==== Material provided ====

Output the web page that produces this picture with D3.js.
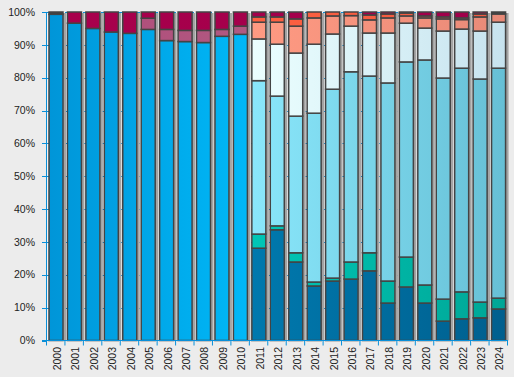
<!DOCTYPE html>
<html>
<head>
<meta charset="utf-8">
<script src="https://cdn.jsdelivr.net/npm/d3@7"></script>
<style>
	body { margin: 0; background: #ececec; }
	svg { display: block; font-family: 'Liberation Sans', Arial, sans-serif; }
</style>
</head>
<body>
<svg id="chart" width="514" height="377"></svg>
<script>
const years = ['2000', '2001', '2002', '2003', '2004', '2005', '2006', '2007', '2008', '2009', '2010', '2011', '2012',
	'2013', '2014', '2015', '2016', '2017', '2018', '2019', '2020', '2021', '2022', '2023', '2024']

// shares per year, bottom to top
const darkBlue = [0, 0, 0, 0, 0, 0, 0, 0, 0, 0, 0, 28.1, 33.7, 23.9, 16.6, 18.1, 18.7, 21.2, 11.4, 16.3, 11.4, 5.9, 6.6, 6.9, 9.6]
const teal = [0, 0, 0, 0, 0, 0, 0, 0, 0, 0, 0, 4.3, 1.2, 2.8, 1.2, 0.9, 5.2, 5.5, 6.7, 9.1, 5.5, 6.7, 8.2, 4.8, 3.3]
const mainBlue = [99.3, 96.6, 95.0, 93.9, 93.5, 94.7, 91.3, 91.0, 90.7, 92.6, 93.2, 0, 0, 0, 0, 0, 0, 0, 0, 0, 0, 0, 0, 0, 0]
const lightCyan = [0, 0, 0, 0, 0, 0, 0, 0, 0, 0, 0, 46.7, 39.5, 41.6, 51.4, 57.5, 57.9, 53.8, 60.3, 59.4, 68.5, 67.3, 68.1, 67.9, 70.0]
const pale = [0, 0, 0, 0, 0, 0, 0, 0, 0, 0, 0, 12.7, 15.8, 19.2, 21.0, 16.8, 13.9, 13.1, 15.2, 11.8, 9.7, 14.3, 11.9, 14.6, 14.0]
const salmon = [0, 0, 0, 0, 0, 0, 0, 0, 0, 0, 0, 5.1, 6.7, 8.2, 8.0, 5.5, 3.2, 4.0, 4.6, 2.2, 3.1, 3.7, 2.9, 4.3, 2.5]
const orange = [0, 0, 0, 0, 0, 0, 0, 0, 0, 0, 0, 1.6, 1.6, 2.2, 1.8, 1.2, 1.1, 1.5, 1.2, 0.9, 0.6, 0.6, 0.5, 0.9, 0]
const mauve = [0, 0, 0, 0, 0, 3.4, 3.4, 3.4, 3.7, 2.1, 2.5, 0, 0, 0, 0, 0, 0, 0, 0, 0, 0, 0, 0, 0, 0]
const magenta = [0, 3.4, 5.0, 6.1, 6.5, 1.9, 5.3, 5.6, 5.6, 5.3, 4.3, 1.5, 1.5, 2.1, 0, 0, 0, 0.9, 0.6, 0.3, 1.2, 1.5, 1.8, 0.6, 0]
const gray = [0.7, 0, 0, 0, 0, 0, 0, 0, 0, 0, 0, 0, 0, 0, 0, 0, 0, 0, 0, 0, 0, 0, 0, 0, 0.6]

const yTicks = [0, 0.1, 0.2, 0.3, 0.4, 0.5, 0.6, 0.7, 0.8, 0.9, 1]

const series = [
	{ key: 'darkBlue', values: darkBlue, colors: ['#0079ae', '#005f8e'] },
	{ key: 'teal', values: teal, colors: ['#00c6b6', '#00a696'] },
	{ key: 'mainBlue', values: mainBlue, colors: ['#0095d8', '#00b8f8'] },
	{ key: 'lightCyan', values: lightCyan, colors: ['#8ae7fb', '#66bfd5'] },
	{ key: 'pale', values: pale, colors: ['#ecffff', '#c6e2ee'] },
	{ key: 'salmon', values: salmon, colors: ['#ff9a82', '#e88a78'] },
	{ key: 'orange', values: orange, colors: ['#ff6040', '#f05a40'] },
	{ key: 'mauve', values: mauve, colors: ['#b0507c', '#b05a82'] },
	{ key: 'magenta', values: magenta, colors: ['#a8004c', '#a0004a'] },
	{ key: 'gray', values: gray, colors: ['#404040', '#404040'] }
]

const rows = years.map((yr, i) => {
	const row = { year: yr }
	series.forEach(s => { row[s.key] = s.values[i] })
	return row
})

const plotLeft = 47
const plotRight = 508
const plotTop = 12
const plotBottom = 340.5
const axisColor = '#0a8fd8'

const svg = d3.select('#chart')

const xScale = d3.scaleBand()
	.domain(years)
	.range([plotLeft, plotRight])

const yScale = d3.scaleLinear()
	.domain([0, 1])
	.range([plotBottom, plotTop])

// plot background
svg.append('rect')
	.attr('x', plotLeft)
	.attr('y', plotTop)
	.attr('width', plotRight - plotLeft)
	.attr('height', plotBottom - plotTop)
	.attr('fill', '#f4f4f4')

// dashed grid
svg.append('g')
	.selectAll('line')
	.data(yTicks.slice(1))
	.enter()
	.append('line')
	.attr('x1', plotLeft)
	.attr('x2', plotRight)
	.attr('y1', d => Math.round(yScale(d)) + 0.5)
	.attr('y2', d => Math.round(yScale(d)) + 0.5)
	.attr('stroke', axisColor)
	.attr('stroke-dasharray', '3,3')

// gradients, one per series over its own years
const defs = svg.append('defs')
series.forEach(s => {
	const idx = s.values.map((v, i) => (v > 0 ? i : -1)).filter(i => i >= 0)
	const grad = defs.append('linearGradient')
		.attr('id', 'g-' + s.key)
		.attr('gradientUnits', 'userSpaceOnUse')
		.attr('x1', xScale(years[idx[0]]))
		.attr('x2', xScale(years[idx[idx.length - 1]]) + xScale.bandwidth())
		.attr('y1', 0)
		.attr('y2', 0)
	grad.append('stop').attr('offset', 0).attr('stop-color', s.colors[0])
	grad.append('stop').attr('offset', 1).attr('stop-color', s.colors[1])
})

const stacked = d3.stack()
	.keys(series.map(s => s.key))
	.offset(d3.stackOffsetExpand)(rows)

const barW = 14
const barX = d => xScale(d.data.year) + 2

// bar shadows
svg.append('g')
	.selectAll('rect')
	.data(years)
	.enter()
	.append('rect')
	.attr('x', d => xScale(d) + 2 + barW)
	.attr('y', yScale(1) + 1)
	.attr('width', 3)
	.attr('height', yScale(0) - yScale(1) - 1)
	.attr('fill', '#a4a4a4')

const layer = svg.append('g')
	.selectAll('g')
	.data(stacked)
	.enter()
	.append('g')
	.attr('fill', d => 'url(#g-' + d.key + ')')

layer.selectAll('rect')
	.data(d => d.filter(p => p[1] - p[0] > 0))
	.enter()
	.append('rect')
	.attr('x', barX)
	.attr('y', d => yScale(d[1]))
	.attr('width', barW)
	.attr('height', d => yScale(d[0]) - yScale(d[1]))
	.attr('stroke', '#444')
	.attr('stroke-width', 1.5)

// axes
const yAxis = svg.append('g')
yAxis.append('line')
	.attr('x1', plotLeft - 0.5)
	.attr('x2', plotLeft - 0.5)
	.attr('y1', plotTop)
	.attr('y2', plotBottom)
	.attr('stroke', axisColor)
yAxis.selectAll('line.tick')
	.data(yTicks)
	.enter()
	.append('line')
	.attr('class', 'tick')
	.attr('x1', plotLeft - 5)
	.attr('x2', plotLeft)
	.attr('y1', d => Math.round(yScale(d)) + 0.5)
	.attr('y2', d => Math.round(yScale(d)) + 0.5)
	.attr('stroke', axisColor)
yAxis.selectAll('text')
	.data(yTicks)
	.enter()
	.append('text')
	.attr('x', 35)
	.attr('y', d => yScale(d))
	.attr('dy', '0.35em')
	.attr('text-anchor', 'end')
	.attr('font-size', '10.5px')
	.attr('fill', '#222')
	.text(d => d3.format('.0%')(d))

const xAxis = svg.append('g')
xAxis.append('line')
	.attr('x1', plotLeft - 5)
	.attr('x2', plotRight)
	.attr('y1', plotBottom)
	.attr('y2', plotBottom)
	.attr('stroke', axisColor)
xAxis.selectAll('line.tick')
	.data(years.concat(['end']))
	.enter()
	.append('line')
	.attr('class', 'tick')
	.attr('x1', d => (d === 'end' ? plotRight : xScale(d)) - 0.5)
	.attr('x2', d => (d === 'end' ? plotRight : xScale(d)) - 0.5)
	.attr('y1', plotBottom)
	.attr('y2', plotBottom + 5)
	.attr('stroke', axisColor)
xAxis.selectAll('text')
	.data(years)
	.enter()
	.append('text')
	.attr('transform', d => 'translate(' + (xScale(d) + xScale.bandwidth() / 2 + 1) + ',347) rotate(-90)')
	.attr('dy', '0.35em')
	.attr('text-anchor', 'end')
	.attr('font-size', '10.5px')
	.attr('fill', '#222')
	.text(d => d)
</script>
</body>
</html>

====

** Exercise requirements **
Return exactly what appears from the opening line of the material through the line with "0.8, 0.9, 1]", apart from the pictures.

** Exercise response **
Output the web page that produces this picture with D3.js.
<!DOCTYPE html>
<html>
<head>
<meta charset="utf-8">
<script src="https://cdn.jsdelivr.net/npm/d3@7"></script>
<style>
	body { margin: 0; background: #ececec; }
	svg { display: block; font-family: 'Liberation Sans', Arial, sans-serif; }
</style>
</head>
<body>
<svg id="chart" width="514" height="377"></svg>
<script>
const years = ['2000', '2001', '2002', '2003', '2004', '2005', '2006', '2007', '2008', '2009', '2010', '2011', '2012',
	'2013', '2014', '2015', '2016', '2017', '2018', '2019', '2020', '2021', '2022', '2023', '2024']

// shares per year, bottom to top
const darkBlue = [0, 0, 0, 0, 0, 0, 0, 0, 0, 0, 0, 28.1, 33.7, 23.9, 16.6, 18.1, 18.7, 21.2, 11.4, 16.3, 11.4, 5.9, 6.6, 6.9, 9.6]
const teal = [0, 0, 0, 0, 0, 0, 0, 0, 0, 0, 0, 4.3, 1.2, 2.8, 1.2, 0.9, 5.2, 5.5, 6.7, 9.1, 5.5, 6.7, 8.2, 4.8, 3.3]
const mainBlue = [99.3, 96.6, 95.0, 93.9, 93.5, 94.7, 91.3, 91.0, 90.7, 92.6, 93.2, 0, 0, 0, 0, 0, 0, 0, 0, 0, 0, 0, 0, 0, 0]
const lightCyan = [0, 0, 0, 0, 0, 0, 0, 0, 0, 0, 0, 46.7, 39.5, 41.6, 51.4, 57.5, 57.9, 53.8, 60.3, 59.4, 68.5, 67.3, 68.1, 67.9, 70.0]
const pale = [0, 0, 0, 0, 0, 0, 0, 0, 0, 0, 0, 12.7, 15.8, 19.2, 21.0, 16.8, 13.9, 13.1, 15.2, 11.8, 9.7, 14.3, 11.9, 14.6, 14.0]
const salmon = [0, 0, 0, 0, 0, 0, 0, 0, 0, 0, 0, 5.1, 6.7, 8.2, 8.0, 5.5, 3.2, 4.0, 4.6, 2.2, 3.1, 3.7, 2.9, 4.3, 2.5]
const orange = [0, 0, 0, 0, 0, 0, 0, 0, 0, 0, 0, 1.6, 1.6, 2.2, 1.8, 1.2, 1.1, 1.5, 1.2, 0.9, 0.6, 0.6, 0.5, 0.9, 0]
const mauve = [0, 0, 0, 0, 0, 3.4, 3.4, 3.4, 3.7, 2.1, 2.5, 0, 0, 0, 0, 0, 0, 0, 0, 0, 0, 0, 0, 0, 0]
const magenta = [0, 3.4, 5.0, 6.1, 6.5, 1.9, 5.3, 5.6, 5.6, 5.3, 4.3, 1.5, 1.5, 2.1, 0, 0, 0, 0.9, 0.6, 0.3, 1.2, 1.5, 1.8, 0.6, 0]
const gray = [0.7, 0, 0, 0, 0, 0, 0, 0, 0, 0, 0, 0, 0, 0, 0, 0, 0, 0, 0, 0, 0, 0, 0, 0, 0.6]

const yTicks = [0, 0.1, 0.2, 0.3, 0.4, 0.5, 0.6, 0.7, 0.8, 0.9, 1]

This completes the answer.